Short task:
Restate, exactly and without pictures, the lines from the start of the listing below through the line holding "from bokeh.resources import INLINE".

--- Start of Source excerpt ---

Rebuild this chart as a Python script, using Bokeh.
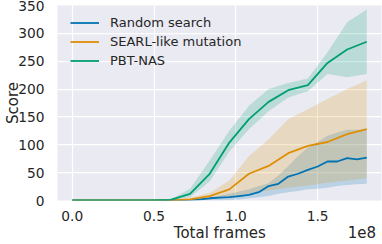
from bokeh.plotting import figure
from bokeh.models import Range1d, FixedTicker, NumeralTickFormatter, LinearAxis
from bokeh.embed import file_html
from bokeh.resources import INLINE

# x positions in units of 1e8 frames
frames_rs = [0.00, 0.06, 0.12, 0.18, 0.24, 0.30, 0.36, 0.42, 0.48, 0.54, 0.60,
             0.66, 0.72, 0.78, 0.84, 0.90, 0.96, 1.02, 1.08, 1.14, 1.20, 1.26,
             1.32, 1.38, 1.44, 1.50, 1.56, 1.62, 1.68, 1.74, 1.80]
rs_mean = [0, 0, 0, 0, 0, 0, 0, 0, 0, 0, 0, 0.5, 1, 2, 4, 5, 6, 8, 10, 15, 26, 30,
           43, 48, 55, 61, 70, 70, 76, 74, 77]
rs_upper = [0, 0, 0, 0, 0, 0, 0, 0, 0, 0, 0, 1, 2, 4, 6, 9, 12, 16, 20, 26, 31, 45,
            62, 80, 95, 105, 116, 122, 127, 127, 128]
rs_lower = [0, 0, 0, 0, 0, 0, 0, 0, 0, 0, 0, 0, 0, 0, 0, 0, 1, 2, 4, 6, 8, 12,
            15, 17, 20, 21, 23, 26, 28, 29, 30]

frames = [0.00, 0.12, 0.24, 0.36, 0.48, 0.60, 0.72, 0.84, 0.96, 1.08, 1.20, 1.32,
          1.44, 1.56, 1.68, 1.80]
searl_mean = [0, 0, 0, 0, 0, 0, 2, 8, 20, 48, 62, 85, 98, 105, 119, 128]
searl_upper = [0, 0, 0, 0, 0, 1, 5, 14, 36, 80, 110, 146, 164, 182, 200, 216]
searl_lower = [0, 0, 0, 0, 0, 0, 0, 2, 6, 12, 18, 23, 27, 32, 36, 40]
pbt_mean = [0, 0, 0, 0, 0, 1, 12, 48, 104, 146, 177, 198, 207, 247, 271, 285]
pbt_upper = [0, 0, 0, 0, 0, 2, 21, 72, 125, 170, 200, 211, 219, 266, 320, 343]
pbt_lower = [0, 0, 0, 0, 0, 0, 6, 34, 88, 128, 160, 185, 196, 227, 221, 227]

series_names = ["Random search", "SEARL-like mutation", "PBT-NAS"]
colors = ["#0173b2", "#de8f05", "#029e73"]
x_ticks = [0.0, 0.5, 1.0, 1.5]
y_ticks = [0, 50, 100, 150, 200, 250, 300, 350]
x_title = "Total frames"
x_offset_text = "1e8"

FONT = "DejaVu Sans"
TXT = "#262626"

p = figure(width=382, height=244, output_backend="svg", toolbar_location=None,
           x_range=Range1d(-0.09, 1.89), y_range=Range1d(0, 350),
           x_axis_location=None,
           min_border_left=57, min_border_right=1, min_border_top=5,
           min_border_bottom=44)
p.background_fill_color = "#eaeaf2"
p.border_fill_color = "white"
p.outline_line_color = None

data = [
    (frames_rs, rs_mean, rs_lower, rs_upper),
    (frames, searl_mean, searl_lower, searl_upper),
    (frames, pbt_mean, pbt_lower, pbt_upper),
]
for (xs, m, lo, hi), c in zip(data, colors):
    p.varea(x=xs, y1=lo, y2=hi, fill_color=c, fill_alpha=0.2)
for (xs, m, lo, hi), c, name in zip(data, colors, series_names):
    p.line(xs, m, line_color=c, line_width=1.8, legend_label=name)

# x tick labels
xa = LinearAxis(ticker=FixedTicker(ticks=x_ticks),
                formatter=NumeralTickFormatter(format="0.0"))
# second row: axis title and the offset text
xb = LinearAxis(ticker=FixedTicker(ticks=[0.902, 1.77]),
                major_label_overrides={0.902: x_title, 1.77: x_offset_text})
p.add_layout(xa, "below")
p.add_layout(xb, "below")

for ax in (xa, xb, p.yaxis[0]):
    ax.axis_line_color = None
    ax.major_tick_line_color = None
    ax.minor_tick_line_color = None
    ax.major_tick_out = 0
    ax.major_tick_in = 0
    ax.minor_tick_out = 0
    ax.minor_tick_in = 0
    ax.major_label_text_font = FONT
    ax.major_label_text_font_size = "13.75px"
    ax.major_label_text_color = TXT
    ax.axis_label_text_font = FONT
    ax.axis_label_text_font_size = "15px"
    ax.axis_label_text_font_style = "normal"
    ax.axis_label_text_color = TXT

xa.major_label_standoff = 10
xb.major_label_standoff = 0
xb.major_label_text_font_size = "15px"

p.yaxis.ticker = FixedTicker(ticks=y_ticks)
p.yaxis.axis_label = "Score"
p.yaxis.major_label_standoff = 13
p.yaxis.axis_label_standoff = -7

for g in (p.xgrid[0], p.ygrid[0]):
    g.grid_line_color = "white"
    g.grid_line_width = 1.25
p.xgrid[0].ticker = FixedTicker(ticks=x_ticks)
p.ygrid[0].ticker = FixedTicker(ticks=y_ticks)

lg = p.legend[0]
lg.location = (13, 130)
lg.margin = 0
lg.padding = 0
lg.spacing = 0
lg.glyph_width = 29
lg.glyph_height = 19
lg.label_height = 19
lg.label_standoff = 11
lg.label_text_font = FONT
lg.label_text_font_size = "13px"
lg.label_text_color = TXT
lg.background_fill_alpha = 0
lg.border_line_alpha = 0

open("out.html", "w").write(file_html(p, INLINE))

--- End of Source excerpt ---

Answer to this exercise:
Rebuild this chart as a Python script, using Bokeh.
from bokeh.plotting import figure
from bokeh.models import Range1d, FixedTicker, NumeralTickFormatter, LinearAxis
from bokeh.embed import file_html
from bokeh.resources import INLINE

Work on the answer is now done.